A Dukes County Superior Court judge sided with dismissed Oak Bluffs fire investigator Peter Martell and ordered him reinstated, and awarded the 37-year department veteran damages and attorney’s fees.
Mr. Martell was suspended in March of 2008, by fire Chief Pete Forend. At the time, Chief Forend said the suspension was based on “continued insubordination, continued failure to follow departmental chain of command, continued misrepresentation of authority, and unauthorized use of department funds.”

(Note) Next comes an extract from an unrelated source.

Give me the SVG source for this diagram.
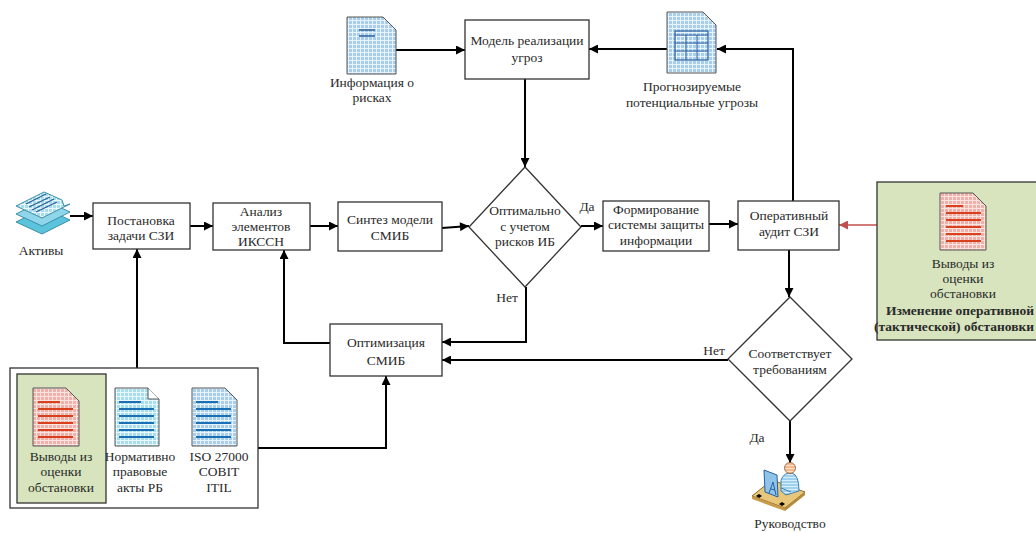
<svg xmlns="http://www.w3.org/2000/svg" width="1036" height="533" viewBox="0 0 1036 533">
  <style>
    text { font-family: "Liberation Serif", "DejaVu Serif", serif; font-size: 13.5px; fill: #2a2a2a; text-anchor: middle; }
    .bold { font-weight: bold; }
    .end { text-anchor: end; }
    .box { fill: #fff; stroke: #333; stroke-width: 1.3; }
    .green { fill: #d7e4bd; stroke: #333; stroke-width: 1.3; }
    .frame { fill: #fff; stroke: #333; stroke-width: 1.3; }
    .wire { fill: none; stroke: #000; stroke-width: 2; }
    .wire-red { fill: none; stroke: #c0504d; stroke-width: 1.5; }
    .doc-blue { fill: url(#gridBlue); stroke: #555; stroke-width: 1; }
    .doc-cyan { fill: url(#gridCyan); stroke: #555; stroke-width: 1; }
    .doc-red { fill: url(#gridRed); stroke: #555; stroke-width: 1; }
    .ln-red { stroke: #d9401e; stroke-width: 2; }
    .ln-blue { stroke: #1a6fb5; stroke-width: 2; }
    .ln-navy { stroke: #2a5f9e; stroke-width: 1.3; }
  </style>
  <defs>
    <marker id="arr" viewBox="0 0 10 10" refX="10" refY="5" markerWidth="11" markerHeight="9" markerUnits="userSpaceOnUse" orient="auto">
      <path d="M0,0 L10,5 L0,10 z" fill="#000"/>
    </marker>
    <marker id="arrRed" viewBox="0 0 10 10" refX="10" refY="5" markerWidth="11" markerHeight="9" markerUnits="userSpaceOnUse" orient="auto">
      <path d="M0,0 L10,5 L0,10 z" fill="#c0504d"/>
    </marker>
    <pattern id="gridBlue" width="4" height="4" patternUnits="userSpaceOnUse">
      <rect width="4" height="4" fill="#a9cdec"/>
      <path d="M0,0.5 H4 M0.5,0 V4" stroke="#e8f3fc" stroke-width="1"/>
    </pattern>
    <pattern id="gridCyan" width="4" height="4" patternUnits="userSpaceOnUse">
      <rect width="4" height="4" fill="#a8dcef"/>
      <path d="M0,0.5 H4 M0.5,0 V4" stroke="#eaf7fc" stroke-width="1"/>
    </pattern>
    <pattern id="gridRed" width="4" height="4" patternUnits="userSpaceOnUse">
      <rect width="4" height="4" fill="#f2b0aa"/>
      <path d="M0,0.5 H4 M0.5,0 V4" stroke="#fbe3e0" stroke-width="1"/>
    </pattern>
    <pattern id="stripeSkin" width="3" height="3" patternUnits="userSpaceOnUse">
      <rect width="3" height="3" fill="#f3b98c"/>
      <path d="M0,0.5 H3" stroke="#fbe0c8" stroke-width="1"/>
    </pattern>
    <pattern id="stripeShirt" width="3" height="3" patternUnits="userSpaceOnUse">
      <rect width="3" height="3" fill="#9fd0ee"/>
      <path d="M0,0.5 H3" stroke="#d8eefa" stroke-width="1"/>
    </pattern>
  </defs>

  <!-- connectors -->
  <g id="connectors">
    <path class="wire" d="M70,216 H93" marker-end="url(#arr)"/>
    <path class="wire" d="M190,226 H213" marker-end="url(#arr)"/>
    <path class="wire" d="M310,226 H338" marker-end="url(#arr)"/>
    <path class="wire" d="M442,228 L469,226" marker-end="url(#arr)"/>
    <path class="wire" d="M581,226 H603" marker-end="url(#arr)"/>
    <path class="wire" d="M709,224 H738" marker-end="url(#arr)"/>
    <path class="wire" d="M793,201 V49 H717" marker-end="url(#arr)"/>
    <path class="wire" d="M667,49 H589" marker-end="url(#arr)"/>
    <path class="wire" d="M396,50 H465" marker-end="url(#arr)"/>
    <path class="wire" d="M525,79 V167" marker-end="url(#arr)"/>
    <path class="wire" d="M526,287 V342 H442" marker-end="url(#arr)"/>
    <path class="wire" d="M789,249 V297" marker-end="url(#arr)"/>
    <path class="wire" d="M728,360 H442" marker-end="url(#arr)"/>
    <path class="wire" d="M790,421 V463" marker-end="url(#arr)"/>
    <path class="wire" d="M330,343 H284 V250" marker-end="url(#arr)"/>
    <path class="wire" d="M137,388 V249" marker-end="url(#arr)"/>
    <path class="wire" d="M258,448 H386 V376" marker-end="url(#arr)"/>
    <path class="wire-red" d="M877,225 H839" marker-end="url(#arrRed)"/>
    <text x="587" y="211">Да</text>
    <text x="507" y="302">Нет</text>
    <text x="714" y="355">Нет</text>
    <text x="757" y="442">Да</text>
  </g>

  <!-- assets: stacked sheets -->
  <g id="assets">
    <path d="M16,222 L44,208 L70,220 L42,234 z" fill="#5cc3dc" stroke="#3a8fa6" stroke-width="1"/>
    <path d="M16,214 L44,200 L70,212 L42,226 z" fill="#8fd6ea" stroke="#3a8fa6" stroke-width="1"/>
    <path d="M16,206 L44,192 L62,200 L64,206 L70,204 L42,218 z" fill="url(#gridCyan)" stroke="#3a8fa6" stroke-width="1"/>
    <path d="M26,204 L46,194 M29,207 L50,197 M32,210 L54,199 M36,212 L57,202" class="ln-navy"/>
    <text x="41" y="255">Активы</text>
  </g>

  <g id="task">
    <rect class="box" x="93" y="203" width="97" height="46"/>
    <text x="141" y="225">Постановка</text>
    <text x="141" y="240">задачи СЗИ</text>
  </g>

  <g id="analysis">
    <rect class="box" x="213" y="203" width="97" height="47"/>
    <text x="261" y="216">Анализ</text>
    <text x="261" y="231">элементов</text>
    <text x="261" y="246">ИКССН</text>
  </g>

  <g id="synthesis">
    <rect class="box" x="338" y="202" width="104" height="49"/>
    <text x="390" y="224">Синтез модели</text>
    <text x="390" y="240">СМИБ</text>
  </g>

  <g id="optimal">
    <path class="box" d="M525,167 L581,227 L525,287 L469,227 z"/>
    <text x="525" y="215">Оптимально</text>
    <text x="525" y="231">с учетом</text>
    <text x="525" y="246">рисков ИБ</text>
  </g>

  <g id="forming">
    <rect class="box" x="603" y="201" width="106" height="50"/>
    <text x="656" y="214">Формирование</text>
    <text x="656" y="229">системы защиты</text>
    <text x="656" y="245">информации</text>
  </g>

  <g id="audit">
    <rect class="box" x="738" y="201" width="101" height="49"/>
    <text x="789" y="220">Оперативный</text>
    <text x="789" y="236">аудит СЗИ</text>
  </g>

  <g id="threat-model">
    <rect class="box" x="465" y="20" width="124" height="59"/>
    <text x="527" y="45">Модель реализации</text>
    <text x="527" y="62">угроз</text>
  </g>

  <g id="risk-info">
    <path class="doc-blue" d="M347,17 H383 L396,30 V74 H347 z"/>
    <path d="M359,30 H375 M359,36 H375" class="ln-navy"/>
    <text x="372" y="87">Информация о</text>
    <text x="372" y="102">рисках</text>
  </g>

  <g id="forecast">
    <path class="doc-blue" d="M667,12 H703 L716,25 V73 H667 z"/>
    <rect x="675" y="31" width="33" height="29" fill="none" stroke="#2a5f9e" stroke-width="1.2"/>
    <path d="M675,35 H708 M675,43 H708 M675,51 H708 M686,35 V60 M697,35 V60" stroke="#2a5f9e" stroke-width="1"/>
    <text x="692" y="91">Прогнозируемые</text>
    <text x="692" y="107">потенциальные угрозы</text>
  </g>

  <g id="optimization">
    <rect class="box" x="330" y="324" width="112" height="52"/>
    <text x="386" y="347">Оптимизация</text>
    <text x="386" y="365">СМИБ</text>
  </g>

  <g id="compliance">
    <path class="box" d="M790,297 L852,359 L790,421 L728,359 z"/>
    <text x="790" y="358">Соответствует</text>
    <text x="790" y="374">требованиям</text>
  </g>

  <!-- person at a desk with a monitor -->
  <g id="management">
    <path d="M752,496 L772,480 L805,492 L785,508 z" fill="#e8c67a" stroke="#8a6a2a" stroke-width="1"/>
    <path d="M785,508 L805,492 L805,495 L785,511 z" fill="#b58a3a"/>
    <path d="M752,496 L785,508 L785,511 L752,499 z" fill="#c99a48"/>
    <path d="M764,470 L777,475 L778,497 L765,492 z" fill="#8fc4ea" stroke="#2a5f9e" stroke-width="1"/>
    <path d="M769,493 L773,482 L776,495 M771,489 L775,490" fill="none" stroke="#2a5f9e" stroke-width="1"/>
    <path d="M781,480 Q784,472 792,473 Q799,475 799,491 L786,495 L781,491 z" fill="url(#stripeShirt)" stroke="#3a7fb0" stroke-width="1"/>
    <path d="M781,488 L791,492" stroke="#3a7fb0" stroke-width="1"/>
    <circle cx="790" cy="468" r="5.5" fill="url(#stripeSkin)" stroke="#8a5a3a" stroke-width="0.8"/>
    <path d="M756,496 l3,-2 l3,2 l-3,2 z M779,504 l3,-2 l3,2 l-3,2 z" fill="#000"/>
    <text x="790" y="528">Руководство</text>
  </g>

  <g id="situation-change">
    <rect class="green" x="877" y="182" width="170" height="158"/>
    <path class="doc-red" d="M940,193 H973 L986,206 V250 H940 z"/>
    <path d="M946,206 H963 M946,213 H981 M946,220 H981 M946,227 H981 M946,234 H981 M946,241 H981" class="ln-red"/>
    <text x="963" y="268">Выводы из</text>
    <text x="963" y="283">оценки</text>
    <text x="963" y="298">обстановки</text>
    <text class="bold end" x="1034" y="315">Изменение оперативной</text>
    <text class="bold end" x="1034" y="331">(тактической) обстановки</text>
  </g>

  <g id="sources">
    <rect class="frame" x="10" y="368" width="248" height="140"/>
    <rect class="green" x="17" y="374" width="89" height="129"/>
    <path class="doc-red" d="M33,388 H66 L79,401 V446 H33 z"/>
    <path d="M38,402 H60 M38,409 H73 M38,416 H73 M38,423 H73 M38,430 H73 M38,437 H73" class="ln-red"/>
    <text x="61" y="461">Выводы из</text>
    <text x="61" y="476">оценки</text>
    <text x="61" y="492">обстановки</text>

    <path class="doc-cyan" d="M115,388 H148 L159,399 V446 H115 z"/>
    <path d="M148,388 V399 H159" fill="#fff" stroke="#555" stroke-width="1"/>
    <path d="M119,402 H141 M119,409 H154 M119,416 H154 M119,423 H154 M119,430 H154 M119,437 H154" class="ln-blue"/>
    <text x="140" y="461">Нормативно</text>
    <text x="140" y="476">правовые</text>
    <text x="140" y="492">акты РБ</text>

    <path class="doc-blue" d="M192,388 H225 L237,400 V446 H192 z"/>
    <path d="M196,402 H218 M196,409 H231 M196,416 H231 M196,423 H231 M196,430 H231 M196,437 H231" class="ln-blue"/>
    <text x="219" y="461">ISO 27000</text>
    <text x="219" y="476">COBIT</text>
    <text x="219" y="492">ITIL</text>
  </g>
</svg>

“The charges were unfounded,” a pleased Mr. Martell said this week, “there was no evidence. As the judge indicated, even if I was guilty of these things, it didn’t constitute being removed or fired.” He would not say how much the legal action has cost him during its two-year history. He said a total of $2,000 in back pay should be restored to him.
“A lot people are coming up to say congratulations,” Mr. Martell said. “They thought this was foolishness from the beginning. The thing that bothered me most was the charge of misappropriation of department funds. I had no access to fire department money. I don’t steal from the town. They were looking for stuff to nail me.”
Among her findings, Judge Tina S. Page wrote in her June 17 decision, “Although Forend claims that Martell engaged in at least two acts of insubordination, he failed to provide any written or verbal warnings to Martell either at the time of or subsequent to either incident.”
Because Mr. Martell was a fire investigator, not a chief or lieutenant, the judge wrote, “Forend claims that Martell … exceeded his authority in (1) asking a police officer to move his car so that an ambulance could leave the scene of an automobile accident on January 8, 2008, and (2) as the first firefighter to arrive at the scene of a fully engulfed structural fire, in ordering the first engine to ‘lay the hose’ on March 7, 2008.”
The judge concludes, “The defendants’ [Chief Forend and the town of Oak Bluffs] argument that Martell’s position as a fire investigator restricts his ability to aid in fighting a fire is ludicrous. These incidents do not adequately support a conclusion that Martell was insubordinate and thus terminated for just cause.”
As to the charge by the town and the chief of misappropriation of funds — a $100 expense for business cards for Mr. Martell — the judge held, “Not only have the defendants failed to establish an intentional misuse of funds, but they have also failed to establish how this mistake is a valid basis for termination.”
The judge proposes a more substantial basis for the chief’s decision to dismiss Mr. Martell. “Clearly,” she writes, “the town’s July 1, 2007 decision to select Forend as chief played heavily in the decision to terminate Martell, and the personalities of the parties was a controlling factor in the town’s decision to affirm Martell’s termination.
“This court further finds that the actions of the chief were arbitrary, in that they were wholly unrelated to the public function,” the judge summed it up.
Town administrator Michael Dutton said he will seek the advice of town counsel before deciding whether to appeal the ruling. He declined to estimate the amounts to which Mr. Martell might be entitled.